Publicizing Labor Votes Violates Workers’ Privacy

By February 11, 2009Labor Unions

Brian Worth, chairman of the Coalition for a Democratic Workplace (the NAM is a member), responds to the op-ed by UAW’s Ron Gettelfinger we wrote about below.

From today’s Detroit News, “Publicizing labor votes violates workers’ privacy

UAW President Ron Gettelfinger crossed the line when he injected race into the debate over whether American workers should have the right to vote in private during union organizing elections (“Worker rights bill deserves debate, vote,” Feb. 6). By comparing opponents of the Employee Free Choice Act to the Southern senators who blocked civil rights legislation in the 1960s, Gettelfinger undermines his own credibility and does a disservice to the labor movement.

Let’s be clear about what the Employee Free Choice Act does.

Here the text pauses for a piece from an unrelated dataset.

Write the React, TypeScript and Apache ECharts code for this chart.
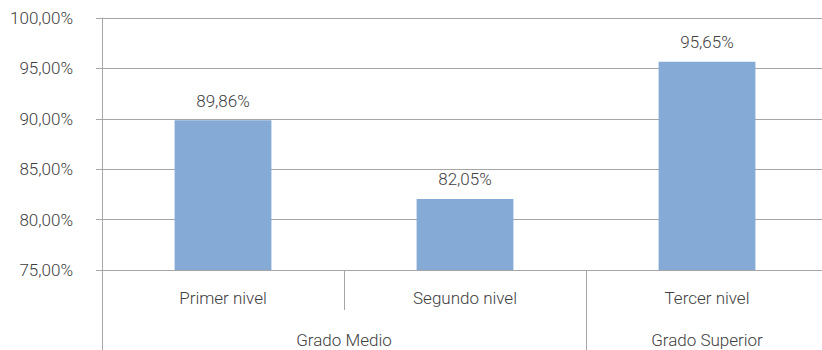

The bill would replace secret ballot elections with a card check scheme where the votes of workers would be made public to their employers, co-workers and union organizers.

Without the protection of the secret ballot, there would be no guarantee that workers could express their true wishes on the personal decision of whether to have a union in their workplace. Labor leaders want Congress to pass card check because the bill will make it easier for labor organizers to recruit workers into joining unions.

But the American people, including rank-and-file union members, understand the importance of the secret ballot and are opposed to the Employee Free Choice Act by overwhelming margins.

In a recent poll conducted for the Coalition for a Democratic Workplace, 73 percent of union workers opposed the proposal. This helps explain why President Barack Obama has backed away from card check in recent weeks and why Gettelfinger is desperately playing the race card to defend it.

That’s right. The political support for the Employee Free Choice Act is weaker than advocates hoped for. (See this Hill article, “Contentious labor bill struggles behind the scenes“)

Besides being an odious line of argument, Gettelfinger’s rhetoric is also foolish in the big political picture. The UAW is a supplicant right now, asking members of Congress for help in supporting the domestic auto manufacturers. It’s not smart politics to be arguing, “Hey, you Senators! You unreconstructed Dixiecrat racists — Give us money!”